▶ [RECORDED INFORMATION]
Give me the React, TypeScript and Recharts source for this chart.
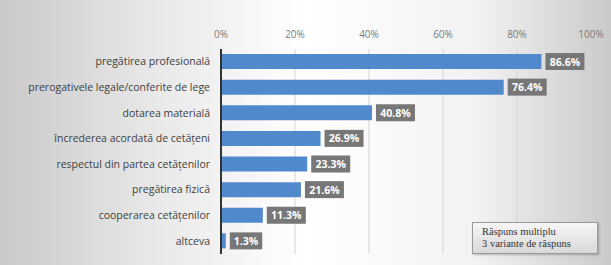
import React from 'react';
import { BarChart, Bar, XAxis, YAxis, CartesianGrid, LabelList } from 'recharts';

const categories = [
  'pregătirea profesională',
  'prerogativele legale/conferite de lege',
  'dotarea materială',
  'încrederea acordată de cetățeni',
  'respectul din partea cetățenilor',
  'pregătirea fizică',
  'cooperarea cetățenilor',
  'altceva',
];
const values = [0.866, 0.764, 0.408, 0.269, 0.233, 0.216, 0.113, 0.013];
const ticks = [0, 0.2, 0.4, 0.6, 0.8, 1];

const data = categories.map((name, i) => ({ name, value: values[i] }));

const pct = (v: number) => `${Math.round(v * 100)}%`;

// grey box with the value, drawn right of each bar
const ValueLabel = (props: any) => {
  const { x, y, width, height, value } = props;
  const text = `${(value * 100).toFixed(1)}%`;
  const bw = text.length * 6.6 + 6;
  const bx = x + width + 4;
  const by = y + height / 2 - 8.5;
  return (
    <g>
      <rect x={bx} y={by} width={bw} height={17} fill="#777777" />
      <text
        x={bx + bw / 2}
        y={by + 12.5}
        textAnchor="middle"
        fill="#ffffff"
        fontSize={10.5}
        fontWeight="bold"
        fontFamily="'Open Sans', sans-serif"
      >
        {text}
      </text>
    </g>
  );
};

// category label on one line, no wrapping
const CategoryTick = (props: any) => {
  const { x, y, payload } = props;
  return (
    <text
      x={x}
      y={y}
      dy={3.5}
      textAnchor="end"
      fill="#404040"
      fontSize={10.5}
      fontFamily="'Open Sans', sans-serif"
    >
      {payload.value}
    </text>
  );
};

export default function App() {
  return (
    <div
      style={{
        position: 'absolute',
        left: 0,
        top: 0,
        width: 611,
        height: 265,
        background:
          'linear-gradient(to right, #c9c9c9 0%, #e8e8e8 25%, #ffffff 50%, #f2f2f2 78%, #cacaca 100%)',
        overflow: 'hidden',
      }}
    >
      <BarChart
        width={611}
        height={265}
        data={data}
        layout="vertical"
        margin={{ top: 20, right: 20, bottom: 11, left: 0 }}
        barCategoryGap={5}
      >
        <CartesianGrid horizontal={false} stroke="#d4d4d4" />
        <XAxis
          type="number"
          orientation="top"
          domain={[0, 1]}
          ticks={ticks}
          tickFormatter={pct}
          axisLine={false}
          tickLine={false}
          tickSize={0}
          tickMargin={11}
          height={29}
          tick={{ fill: '#7a7a7a', fontSize: 10, fontFamily: "'Open Sans', sans-serif" }}
        />
        <YAxis
          type="category"
          dataKey="name"
          width={221}
          axisLine={{ stroke: '#333333', strokeWidth: 2 }}
          tickLine={false}
          tickSize={0}
          tickMargin={11}
          interval={0}
          tick={<CategoryTick />}
        />
        <Bar dataKey="value" fill="#5089cc" barSize={15} isAnimationActive={false}>
          <LabelList dataKey="value" content={<ValueLabel />} />
        </Bar>
      </BarChart>
      <div
        style={{
          position: 'absolute',
          left: 472,
          top: 222,
          width: 126,
          height: 32,
          boxSizing: 'border-box',
          border: '1px solid #9a9a9a',
          background: 'linear-gradient(to bottom, #f6f6f6, #d8d8d8)',
          boxShadow: '1px 1px 2px rgba(0,0,0,0.25)',
          fontFamily: "'Liberation Serif', serif",
          fontSize: 10.5,
          lineHeight: '12px',
          color: '#333333',
          padding: '3px 0 0 9px',
        }}
      >
        <div>Răspuns multiplu</div>
        <div>3 variante de răspuns</div>
      </div>
    </div>
  );
}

▶ [REQUEST] Print the full listing exactly, dropping the pictures.

▶ [EXERCISE OUTPUT]
Give me the React, TypeScript and Recharts source for this chart.
import React from 'react';
import { BarChart, Bar, XAxis, YAxis, CartesianGrid, LabelList } from 'recharts';

const categories = [
  'pregătirea profesională',
  'prerogativele legale/conferite de lege',
  'dotarea materială',
  'încrederea acordată de cetățeni',
  'respectul din partea cetățenilor',
  'pregătirea fizică',
  'cooperarea cetățenilor',
  'altceva',
];
const values = [0.866, 0.764, 0.408, 0.269, 0.233, 0.216, 0.113, 0.013];
const ticks = [0, 0.2, 0.4, 0.6, 0.8, 1];

const data = categories.map((name, i) => ({ name, value: values[i] }));

const pct = (v: number) => `${Math.round(v * 100)}%`;

// grey box with the value, drawn right of each bar
const ValueLabel = (props: any) => {
  const { x, y, width, height, value } = props;
  const text = `${(value * 100).toFixed(1)}%`;
  const bw = text.length * 6.6 + 6;
  const bx = x + width + 4;
  const by = y + height / 2 - 8.5;
  return (
    <g>
      <rect x={bx} y={by} width={bw} height={17} fill="#777777" />
      <text
        x={bx + bw / 2}
        y={by + 12.5}
        textAnchor="middle"
        fill="#ffffff"
        fontSize={10.5}
        fontWeight="bold"
        fontFamily="'Open Sans', sans-serif"
      >
        {text}
      </text>
    </g>
  );
};

// category label on one line, no wrapping
const CategoryTick = (props: any) => {
  const { x, y, payload } = props;
  return (
    <text
      x={x}
      y={y}
      dy={3.5}
      textAnchor="end"
      fill="#404040"
      fontSize={10.5}
      fontFamily="'Open Sans', sans-serif"
    >
      {payload.value}
    </text>
  );
};

export default function App() {
  return (
    <div
      style={{
        position: 'absolute',
        left: 0,
        top: 0,
        width: 611,
        height: 265,
        background:
          'linear-gradient(to right, #c9c9c9 0%, #e8e8e8 25%, #ffffff 50%, #f2f2f2 78%, #cacaca 100%)',
        overflow: 'hidden',
      }}
    >
      <BarChart
        width={611}
        height={265}
        data={data}
        layout="vertical"
        margin={{ top: 20, right: 20, bottom: 11, left: 0 }}
        barCategoryGap={5}
      >
        <CartesianGrid horizontal={false} stroke="#d4d4d4" />
        <XAxis
          type="number"
          orientation="top"
          domain={[0, 1]}
          ticks={ticks}
          tickFormatter={pct}
          axisLine={false}
          tickLine={false}
          tickSize={0}
          tickMargin={11}
          height={29}
          tick={{ fill: '#7a7a7a', fontSize: 10, fontFamily: "'Open Sans', sans-serif" }}
        />
        <YAxis
          type="category"
          dataKey="name"
          width={221}
          axisLine={{ stroke: '#333333', strokeWidth: 2 }}
          tickLine={false}
          tickSize={0}
          tickMargin={11}
          interval={0}
          tick={<CategoryTick />}
        />
        <Bar dataKey="value" fill="#5089cc" barSize={15} isAnimationActive={false}>
          <LabelList dataKey="value" content={<ValueLabel />} />
        </Bar>
      </BarChart>
      <div
        style={{
          position: 'absolute',
          left: 472,
          top: 222,
          width: 126,
          height: 32,
          boxSizing: 'border-box',
          border: '1px solid #9a9a9a',
          background: 'linear-gradient(to bottom, #f6f6f6, #d8d8d8)',
          boxShadow: '1px 1px 2px rgba(0,0,0,0.25)',
          fontFamily: "'Liberation Serif', serif",
          fontSize: 10.5,
          lineHeight: '12px',
          color: '#333333',
          padding: '3px 0 0 9px',
        }}
      >
        <div>Răspuns multiplu</div>
        <div>3 variante de răspuns</div>
      </div>
    </div>
  );
}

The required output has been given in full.